Open Thread: Are we at a point of no return?

Paul Krugman outline's the healthcare proposal now on the table and questions why the Blue Dog Democrats are opposing it. An Incoherent Truth . He states the case:



Right now the fate of health care reform seems to rest in the hands of relatively conservative Democrats — mainly members of the Blue Dog Coalition, created in 1995. And you might be tempted to say that President Obama needs to give those Democrats what they want.


But he can’t — because the Blue Dogs aren’t making sense.


He then reviews the options now before Congress that they are balking at. and then questions why they are doing it. What are their motives.



One interpretation, then, is that the Blue Dogs are basically following in Mr. Tauzin’s footsteps: if their position is incoherent, it’s because they’re nothing but corporate tools, defending special interests. And as the Center for Responsive Politics pointed out in a recent report, drug and insurance companies have lately been pouring money into Blue Dog coffers.


But I guess I’m not quite that cynical. After all, today’s Blue Dogs are politicians who didn’t go the Tauzin route [a founder of the Blue Dog coalition who switched to become a Republican] — they didn’t switch parties even when the G.O.P. seemed to hold all the cards and pundits were declaring the Republican majority permanent. So these are Democrats who, despite their relative conservatism, have shown some commitment to their party and its values.



Now, however, they face their moment of truth. For they can’t extract major concessions on the shape of health care reform without dooming the whole project: knock away any of the four main pillars of reform, and the whole thing will collapse — and probably take the Obama presidency down with it.



Is that what the Blue Dogs really want to see happen? We’ll soon find out.


Robert Kuttner broadens the discussion in a piece, Wall Street on Speed. In his introduction he lays the blame for the worsening economy on the Obama Administration:  [Bold emphasis is mine.":



If the financial crisis has proven anything, it is that capital markets have become an insiders' game in which trading profits crowd out the legitimate business of investment. The whole business-models of the most lucrative firms on Wall Street are a menace to the rest of the economy. Until the Obama administration recognizes this most basic abuse and shuts it down, it will be more enabler than reformer.


He then reviews the possibility that Goldman Sach's superprofits have come from abuse of the market through computer manipulations by tapping into the New York Stock exchange computers either legally or illegaly but then goes beyond the scandal aspect of the story to discuss its deeper implications.

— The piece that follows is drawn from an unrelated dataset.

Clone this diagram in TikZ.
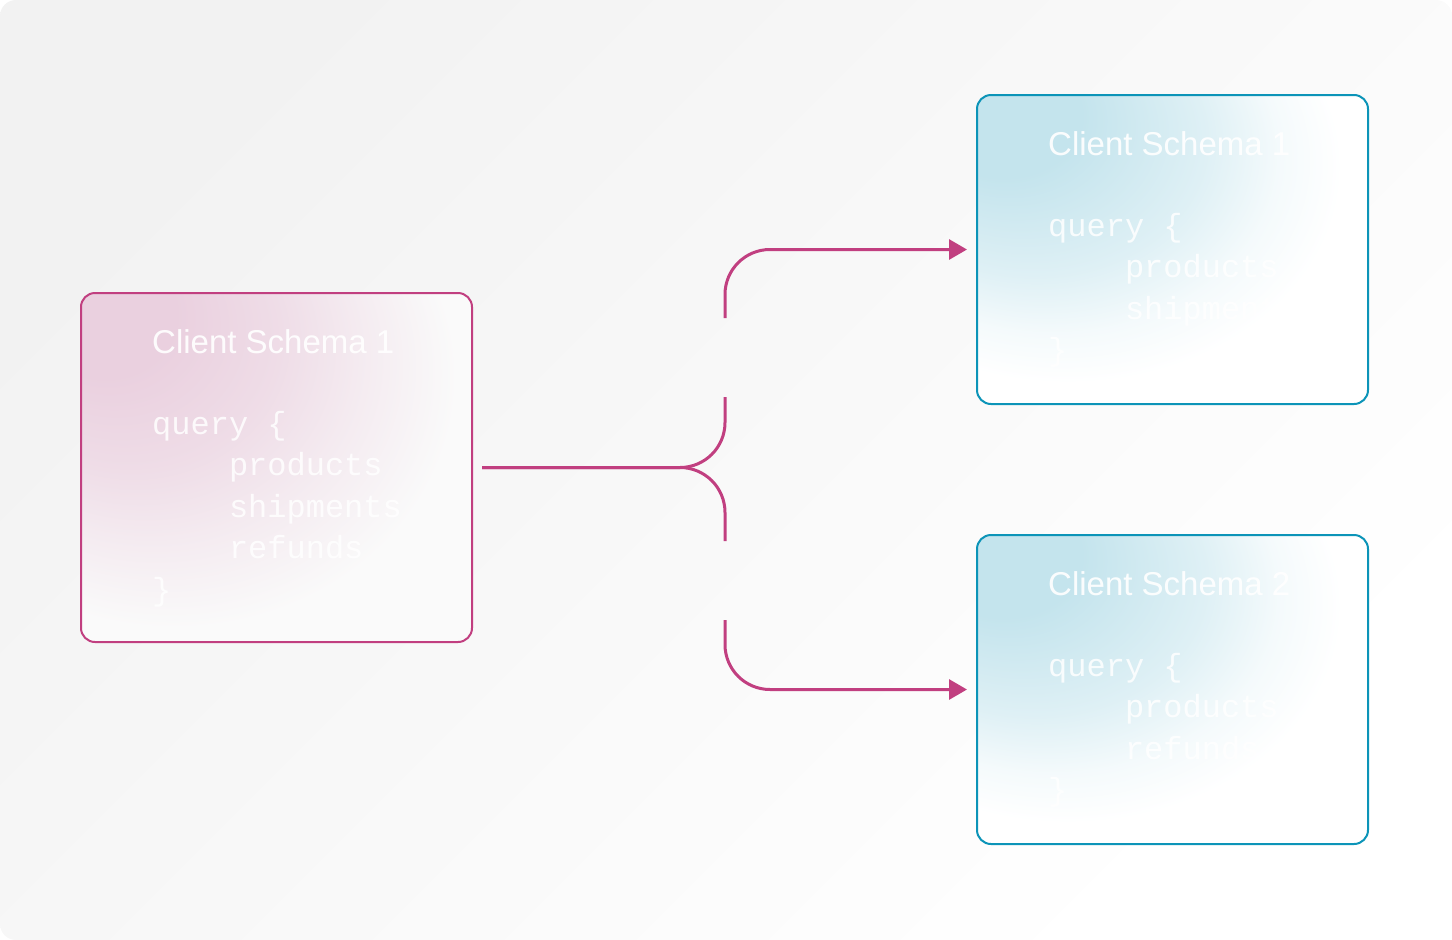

The need to restrain traders from exploiting their privileged knowledge is an old fight. During the New Deal, for example, many reformers proposed that floor specialists for investment bankers and brokerage houses simply be prohibited from trading for their own accounts. They should be there simply to execute buy and sell orders for customers. Otherwise, the conflict of interest would be overwhelming--and this was before computers. These reformers were overruled, but insider trading was explicitly prohibited (and good luck catching it.)


... snip ...


Now, as then, it is a mark of Wall Street's stranglehold on politics that the most sensible of remedies seem impossibly radical. One very good way to damp down the dictatorship of the traders, and raise some needed revenue along the way, would be through a punitively high transactions tax on very short term trades. Genuine investors should get favored fax treatment. Pure traders should be taxed, and very short term manipulation taxed into oblivion.


If the financial crisis has proven anything, it is that capital markets have become an insiders' game in which trading profits crowd out the legitimate business of investment. The whole business-models of the most lucrative firms on Wall Street are a menace to the rest of the economy. Until the Obama administration recognizes this most basic abuse and shuts it down, it will be more enabler than reformer.